### TASK REQUIREMENTS
Quote precisely the run of lines opening with the line containing "Recreate this image" and closing with the line containing "(edcra) at (193.5,226.5)", and nothing else.

### ENTRIES SUPPLIED
-- Begin --
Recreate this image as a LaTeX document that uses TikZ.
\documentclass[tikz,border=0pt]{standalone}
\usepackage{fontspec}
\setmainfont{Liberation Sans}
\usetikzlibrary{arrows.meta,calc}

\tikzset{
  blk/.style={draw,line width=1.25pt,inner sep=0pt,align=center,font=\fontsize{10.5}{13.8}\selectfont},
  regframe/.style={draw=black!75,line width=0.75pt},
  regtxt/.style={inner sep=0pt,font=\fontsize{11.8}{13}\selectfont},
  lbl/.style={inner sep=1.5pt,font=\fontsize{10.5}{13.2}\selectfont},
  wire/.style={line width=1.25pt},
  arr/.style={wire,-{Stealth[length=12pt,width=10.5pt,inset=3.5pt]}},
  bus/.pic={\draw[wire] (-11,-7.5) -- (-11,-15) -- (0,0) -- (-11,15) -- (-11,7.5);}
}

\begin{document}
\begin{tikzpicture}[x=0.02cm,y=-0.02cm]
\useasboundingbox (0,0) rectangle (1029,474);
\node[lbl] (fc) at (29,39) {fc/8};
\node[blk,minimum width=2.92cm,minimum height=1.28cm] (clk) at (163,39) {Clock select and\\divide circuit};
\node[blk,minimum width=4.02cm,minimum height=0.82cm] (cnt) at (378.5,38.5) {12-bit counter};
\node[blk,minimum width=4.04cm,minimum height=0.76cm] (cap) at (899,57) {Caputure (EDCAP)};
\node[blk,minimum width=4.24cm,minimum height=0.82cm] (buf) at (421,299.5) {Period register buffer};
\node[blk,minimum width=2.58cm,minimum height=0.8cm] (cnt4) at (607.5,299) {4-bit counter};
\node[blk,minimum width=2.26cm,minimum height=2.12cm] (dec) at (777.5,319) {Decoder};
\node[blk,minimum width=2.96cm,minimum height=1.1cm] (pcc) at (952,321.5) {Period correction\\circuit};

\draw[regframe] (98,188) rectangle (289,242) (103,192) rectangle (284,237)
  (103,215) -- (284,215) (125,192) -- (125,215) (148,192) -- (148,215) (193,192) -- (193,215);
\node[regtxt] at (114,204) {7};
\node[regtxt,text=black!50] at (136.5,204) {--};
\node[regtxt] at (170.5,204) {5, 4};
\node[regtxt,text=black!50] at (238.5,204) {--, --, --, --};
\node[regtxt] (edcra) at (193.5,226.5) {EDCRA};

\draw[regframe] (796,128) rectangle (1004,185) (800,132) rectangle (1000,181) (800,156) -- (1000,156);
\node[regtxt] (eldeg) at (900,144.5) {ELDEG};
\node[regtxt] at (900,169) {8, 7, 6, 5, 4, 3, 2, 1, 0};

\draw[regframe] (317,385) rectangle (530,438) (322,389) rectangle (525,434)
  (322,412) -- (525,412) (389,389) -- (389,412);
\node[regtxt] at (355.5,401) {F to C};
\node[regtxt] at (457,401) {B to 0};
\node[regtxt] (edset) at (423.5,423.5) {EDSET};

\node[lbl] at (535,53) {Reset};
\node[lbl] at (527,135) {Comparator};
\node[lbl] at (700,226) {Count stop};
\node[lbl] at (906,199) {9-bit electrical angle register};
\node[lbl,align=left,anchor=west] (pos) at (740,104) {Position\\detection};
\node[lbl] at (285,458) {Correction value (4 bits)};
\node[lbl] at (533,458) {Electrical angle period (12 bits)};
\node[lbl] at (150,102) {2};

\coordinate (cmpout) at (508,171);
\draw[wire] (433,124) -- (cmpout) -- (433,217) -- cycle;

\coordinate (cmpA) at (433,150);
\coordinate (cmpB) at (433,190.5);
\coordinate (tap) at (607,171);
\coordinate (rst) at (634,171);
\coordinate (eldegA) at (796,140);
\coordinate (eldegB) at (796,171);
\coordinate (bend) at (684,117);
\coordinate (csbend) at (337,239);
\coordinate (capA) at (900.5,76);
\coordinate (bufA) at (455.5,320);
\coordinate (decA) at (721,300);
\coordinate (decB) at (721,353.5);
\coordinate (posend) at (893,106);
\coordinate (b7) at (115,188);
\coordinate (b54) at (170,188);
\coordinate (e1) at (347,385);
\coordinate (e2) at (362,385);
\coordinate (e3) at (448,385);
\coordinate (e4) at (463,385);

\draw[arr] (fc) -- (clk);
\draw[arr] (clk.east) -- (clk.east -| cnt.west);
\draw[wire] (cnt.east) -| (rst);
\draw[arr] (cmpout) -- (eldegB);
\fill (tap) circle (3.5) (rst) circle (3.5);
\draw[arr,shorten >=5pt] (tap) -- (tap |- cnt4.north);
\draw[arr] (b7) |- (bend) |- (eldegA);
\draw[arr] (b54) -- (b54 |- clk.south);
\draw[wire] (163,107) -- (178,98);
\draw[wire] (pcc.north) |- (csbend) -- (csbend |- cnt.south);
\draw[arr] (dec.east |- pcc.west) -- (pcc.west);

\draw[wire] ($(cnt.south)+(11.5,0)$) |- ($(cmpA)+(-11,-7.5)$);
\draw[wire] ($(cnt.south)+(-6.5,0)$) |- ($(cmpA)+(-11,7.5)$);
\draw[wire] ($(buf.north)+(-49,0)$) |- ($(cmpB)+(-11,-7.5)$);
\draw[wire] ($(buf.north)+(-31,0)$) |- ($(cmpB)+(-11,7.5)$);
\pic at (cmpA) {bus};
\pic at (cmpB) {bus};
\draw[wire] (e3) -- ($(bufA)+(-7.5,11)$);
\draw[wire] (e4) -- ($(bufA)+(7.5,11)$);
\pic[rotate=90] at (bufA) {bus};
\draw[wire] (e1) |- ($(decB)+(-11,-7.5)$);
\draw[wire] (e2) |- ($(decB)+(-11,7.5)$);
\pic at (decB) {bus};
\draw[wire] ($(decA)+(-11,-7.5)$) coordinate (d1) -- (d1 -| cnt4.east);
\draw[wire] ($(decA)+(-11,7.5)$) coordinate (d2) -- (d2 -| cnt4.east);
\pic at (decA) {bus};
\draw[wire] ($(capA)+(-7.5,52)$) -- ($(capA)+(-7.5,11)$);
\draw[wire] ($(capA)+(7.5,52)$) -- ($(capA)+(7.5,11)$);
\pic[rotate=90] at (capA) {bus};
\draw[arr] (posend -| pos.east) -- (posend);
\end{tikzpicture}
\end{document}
-- End --
-- Begin --
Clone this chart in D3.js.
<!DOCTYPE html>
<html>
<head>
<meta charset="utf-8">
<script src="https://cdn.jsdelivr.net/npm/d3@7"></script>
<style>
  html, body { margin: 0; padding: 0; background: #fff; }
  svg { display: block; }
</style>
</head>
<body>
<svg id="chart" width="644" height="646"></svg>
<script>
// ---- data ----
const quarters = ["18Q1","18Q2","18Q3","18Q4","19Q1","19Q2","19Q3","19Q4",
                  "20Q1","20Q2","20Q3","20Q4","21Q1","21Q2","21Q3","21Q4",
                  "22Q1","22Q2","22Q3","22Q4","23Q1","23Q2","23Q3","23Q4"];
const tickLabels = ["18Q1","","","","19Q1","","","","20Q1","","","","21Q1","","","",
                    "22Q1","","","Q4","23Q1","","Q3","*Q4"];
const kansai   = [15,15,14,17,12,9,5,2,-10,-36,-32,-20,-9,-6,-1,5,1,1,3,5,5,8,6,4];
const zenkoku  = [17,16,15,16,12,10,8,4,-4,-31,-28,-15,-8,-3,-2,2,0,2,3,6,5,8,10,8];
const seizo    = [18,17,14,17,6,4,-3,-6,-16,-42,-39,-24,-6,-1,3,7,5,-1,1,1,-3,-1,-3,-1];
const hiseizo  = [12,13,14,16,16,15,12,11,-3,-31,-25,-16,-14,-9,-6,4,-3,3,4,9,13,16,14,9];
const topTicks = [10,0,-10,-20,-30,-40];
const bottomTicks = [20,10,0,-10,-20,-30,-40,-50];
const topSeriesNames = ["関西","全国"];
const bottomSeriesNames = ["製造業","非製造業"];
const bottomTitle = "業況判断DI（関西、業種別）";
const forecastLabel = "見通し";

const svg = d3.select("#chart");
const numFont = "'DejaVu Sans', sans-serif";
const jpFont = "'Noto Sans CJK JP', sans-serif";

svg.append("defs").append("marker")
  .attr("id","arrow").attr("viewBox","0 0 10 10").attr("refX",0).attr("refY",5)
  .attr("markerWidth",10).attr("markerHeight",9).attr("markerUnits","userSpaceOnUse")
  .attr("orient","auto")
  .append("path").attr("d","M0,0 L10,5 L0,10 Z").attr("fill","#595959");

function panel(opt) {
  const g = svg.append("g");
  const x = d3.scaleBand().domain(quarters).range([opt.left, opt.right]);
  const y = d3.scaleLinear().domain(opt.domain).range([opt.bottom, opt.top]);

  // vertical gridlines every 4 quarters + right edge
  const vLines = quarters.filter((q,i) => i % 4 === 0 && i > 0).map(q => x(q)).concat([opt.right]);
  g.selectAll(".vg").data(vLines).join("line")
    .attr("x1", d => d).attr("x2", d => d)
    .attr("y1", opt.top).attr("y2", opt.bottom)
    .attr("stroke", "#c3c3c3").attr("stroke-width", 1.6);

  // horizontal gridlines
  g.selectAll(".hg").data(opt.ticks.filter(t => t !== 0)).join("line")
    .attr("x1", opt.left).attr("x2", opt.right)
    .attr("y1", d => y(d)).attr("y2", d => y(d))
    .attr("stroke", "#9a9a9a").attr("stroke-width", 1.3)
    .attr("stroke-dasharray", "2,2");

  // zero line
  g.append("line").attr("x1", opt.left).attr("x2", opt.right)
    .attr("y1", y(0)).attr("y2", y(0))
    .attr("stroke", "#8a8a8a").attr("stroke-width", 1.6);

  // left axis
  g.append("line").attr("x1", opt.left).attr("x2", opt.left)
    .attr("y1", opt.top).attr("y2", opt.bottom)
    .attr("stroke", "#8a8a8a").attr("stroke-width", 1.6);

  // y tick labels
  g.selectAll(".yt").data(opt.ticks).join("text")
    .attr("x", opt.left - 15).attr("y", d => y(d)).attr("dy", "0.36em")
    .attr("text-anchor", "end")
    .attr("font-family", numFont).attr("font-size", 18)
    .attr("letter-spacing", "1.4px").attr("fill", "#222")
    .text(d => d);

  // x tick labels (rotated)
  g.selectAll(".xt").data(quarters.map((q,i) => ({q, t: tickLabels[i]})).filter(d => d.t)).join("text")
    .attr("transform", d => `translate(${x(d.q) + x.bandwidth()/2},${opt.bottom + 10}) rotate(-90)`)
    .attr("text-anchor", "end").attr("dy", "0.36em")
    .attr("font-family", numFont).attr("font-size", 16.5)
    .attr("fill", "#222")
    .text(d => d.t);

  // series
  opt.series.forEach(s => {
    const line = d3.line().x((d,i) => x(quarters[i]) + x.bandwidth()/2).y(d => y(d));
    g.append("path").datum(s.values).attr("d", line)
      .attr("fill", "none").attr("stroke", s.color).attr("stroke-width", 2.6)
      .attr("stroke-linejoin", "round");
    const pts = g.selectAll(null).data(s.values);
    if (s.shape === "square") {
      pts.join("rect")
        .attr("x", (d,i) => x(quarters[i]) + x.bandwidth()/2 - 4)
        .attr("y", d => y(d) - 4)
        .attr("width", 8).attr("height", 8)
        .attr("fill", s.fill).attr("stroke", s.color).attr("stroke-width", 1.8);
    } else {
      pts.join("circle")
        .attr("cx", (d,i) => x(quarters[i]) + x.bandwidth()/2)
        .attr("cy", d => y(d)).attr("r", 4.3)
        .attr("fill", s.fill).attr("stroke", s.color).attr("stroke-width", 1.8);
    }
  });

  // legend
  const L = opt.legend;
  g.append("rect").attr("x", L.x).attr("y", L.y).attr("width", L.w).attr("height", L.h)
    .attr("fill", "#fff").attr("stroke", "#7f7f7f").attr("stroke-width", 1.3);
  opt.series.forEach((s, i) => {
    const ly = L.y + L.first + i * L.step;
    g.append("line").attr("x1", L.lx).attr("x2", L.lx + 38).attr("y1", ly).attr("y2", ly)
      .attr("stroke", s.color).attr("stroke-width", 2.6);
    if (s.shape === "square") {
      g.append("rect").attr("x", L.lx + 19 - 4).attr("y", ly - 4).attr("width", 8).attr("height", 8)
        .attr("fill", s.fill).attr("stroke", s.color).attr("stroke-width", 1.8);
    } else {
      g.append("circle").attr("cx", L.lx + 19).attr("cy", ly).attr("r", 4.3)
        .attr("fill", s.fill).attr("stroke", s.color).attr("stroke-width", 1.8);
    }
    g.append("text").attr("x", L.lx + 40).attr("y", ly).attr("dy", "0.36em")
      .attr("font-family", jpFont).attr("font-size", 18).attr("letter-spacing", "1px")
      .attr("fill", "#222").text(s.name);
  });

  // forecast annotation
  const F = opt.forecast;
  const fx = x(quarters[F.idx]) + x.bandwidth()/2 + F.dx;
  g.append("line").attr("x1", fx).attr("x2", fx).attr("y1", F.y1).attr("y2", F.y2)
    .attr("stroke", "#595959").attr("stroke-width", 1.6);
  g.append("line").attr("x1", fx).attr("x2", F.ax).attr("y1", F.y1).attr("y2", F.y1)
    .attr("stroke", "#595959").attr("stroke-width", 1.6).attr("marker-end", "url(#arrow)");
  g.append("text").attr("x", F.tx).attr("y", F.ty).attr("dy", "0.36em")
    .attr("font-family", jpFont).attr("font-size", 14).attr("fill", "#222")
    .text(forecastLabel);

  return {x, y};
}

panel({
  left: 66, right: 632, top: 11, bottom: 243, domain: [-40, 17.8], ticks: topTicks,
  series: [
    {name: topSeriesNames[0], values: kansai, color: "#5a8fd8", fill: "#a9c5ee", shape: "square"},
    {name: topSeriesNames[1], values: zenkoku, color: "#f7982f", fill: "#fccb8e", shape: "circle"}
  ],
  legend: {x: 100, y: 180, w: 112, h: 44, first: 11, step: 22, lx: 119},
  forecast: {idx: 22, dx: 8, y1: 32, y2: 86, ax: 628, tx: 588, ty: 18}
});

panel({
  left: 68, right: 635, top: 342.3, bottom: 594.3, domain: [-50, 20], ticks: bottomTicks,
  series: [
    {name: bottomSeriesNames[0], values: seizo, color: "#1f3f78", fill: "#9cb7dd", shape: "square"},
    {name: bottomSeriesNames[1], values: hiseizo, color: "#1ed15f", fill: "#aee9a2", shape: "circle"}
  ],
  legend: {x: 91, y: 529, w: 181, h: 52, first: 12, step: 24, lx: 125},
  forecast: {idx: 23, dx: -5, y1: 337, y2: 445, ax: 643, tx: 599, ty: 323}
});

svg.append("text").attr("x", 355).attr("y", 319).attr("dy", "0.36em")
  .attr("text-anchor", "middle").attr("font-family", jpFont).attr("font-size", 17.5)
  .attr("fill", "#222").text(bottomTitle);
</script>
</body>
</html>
-- End --
### REPLY TO THE TASK
Recreate this image as a LaTeX document that uses TikZ.
\documentclass[tikz,border=0pt]{standalone}
\usepackage{fontspec}
\setmainfont{Liberation Sans}
\usetikzlibrary{arrows.meta,calc}

\tikzset{
  blk/.style={draw,line width=1.25pt,inner sep=0pt,align=center,font=\fontsize{10.5}{13.8}\selectfont},
  regframe/.style={draw=black!75,line width=0.75pt},
  regtxt/.style={inner sep=0pt,font=\fontsize{11.8}{13}\selectfont},
  lbl/.style={inner sep=1.5pt,font=\fontsize{10.5}{13.2}\selectfont},
  wire/.style={line width=1.25pt},
  arr/.style={wire,-{Stealth[length=12pt,width=10.5pt,inset=3.5pt]}},
  bus/.pic={\draw[wire] (-11,-7.5) -- (-11,-15) -- (0,0) -- (-11,15) -- (-11,7.5);}
}

\begin{document}
\begin{tikzpicture}[x=0.02cm,y=-0.02cm]
\useasboundingbox (0,0) rectangle (1029,474);
\node[lbl] (fc) at (29,39) {fc/8};
\node[blk,minimum width=2.92cm,minimum height=1.28cm] (clk) at (163,39) {Clock select and\\divide circuit};
\node[blk,minimum width=4.02cm,minimum height=0.82cm] (cnt) at (378.5,38.5) {12-bit counter};
\node[blk,minimum width=4.04cm,minimum height=0.76cm] (cap) at (899,57) {Caputure (EDCAP)};
\node[blk,minimum width=4.24cm,minimum height=0.82cm] (buf) at (421,299.5) {Period register buffer};
\node[blk,minimum width=2.58cm,minimum height=0.8cm] (cnt4) at (607.5,299) {4-bit counter};
\node[blk,minimum width=2.26cm,minimum height=2.12cm] (dec) at (777.5,319) {Decoder};
\node[blk,minimum width=2.96cm,minimum height=1.1cm] (pcc) at (952,321.5) {Period correction\\circuit};

\draw[regframe] (98,188) rectangle (289,242) (103,192) rectangle (284,237)
  (103,215) -- (284,215) (125,192) -- (125,215) (148,192) -- (148,215) (193,192) -- (193,215);
\node[regtxt] at (114,204) {7};
\node[regtxt,text=black!50] at (136.5,204) {--};
\node[regtxt] at (170.5,204) {5, 4};
\node[regtxt,text=black!50] at (238.5,204) {--, --, --, --};
\node[regtxt] (edcra) at (193.5,226.5) {EDCRA};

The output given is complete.